Convertible and pillar-less vehicle owners know the value of a good hardtop. Unlike its counterpart, the ?soft top', the hardtop offers excellent protection against harsh weather elements. This type of top also offers insulation against sound. And with its sleek design, the hard top adds instant style to any pillar-less ride. So if you're on the lookout for a new ?top' for your ride, get the one that doesn't damage easily. Go for the easy choice-the hardtop. To help you find the right hardtop for your ride, check out the following buying tips.
Basic types of hardtops
1. Removable hardtop- As is implied by its name, the removable hardtop is specially designed for easy installation and removal. Its one-piece design means that one or two people can easily lift, position, and install this hardtop. Manufactured using hardwearing materials like lightweight metal alloy, plastic, and fiberglass, this type of hardtop is built for lasting use. Originally, hardtops came with plastic rear windows. However, since plastic yellows over time, hardtop manufacturers have shifted to using glass rear windows.
2. Retractable hardtop-The retractable hardtop, also known as the coupe convertible, is the most expensive type of hardtop available. This is because this retractable top requires a motorized system to operate it. Retractable hardtops are generally built with three or four panels. These panels raise and lower through a small motor. A button on the driver's side operates the motorized system, letting the driver raise or lower the top with a push of a button. Despite being extremely convenient, there's a downside to this hardtop-and it isn't just its hefty price tag. For most convertible owners, the biggest issue with the retractable hardtop is the strain put on the engine by the hardtop's motorized system.

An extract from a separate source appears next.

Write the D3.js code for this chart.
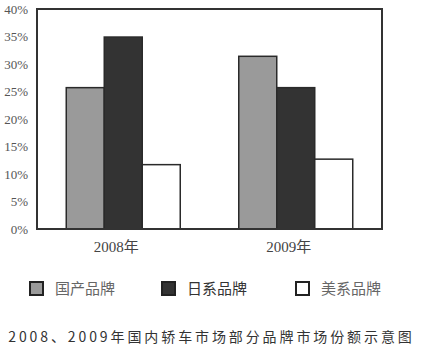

3. Pillar-less hardtop-Unlike retractable and removable hardtops, the pillar-less hardtop is supported by the elements that can be found in the windshield and rear window. Its name was derived from its design, which didn't require a center pillar to stay rigid. A pillar-less hardtop needs a lot of reinforcement underneath to prevent shaking when the vehicle is running. Since the frame of a pillar-less hardtop is reinforced by more materials, it's actually more rigid compared to detachable hardtops.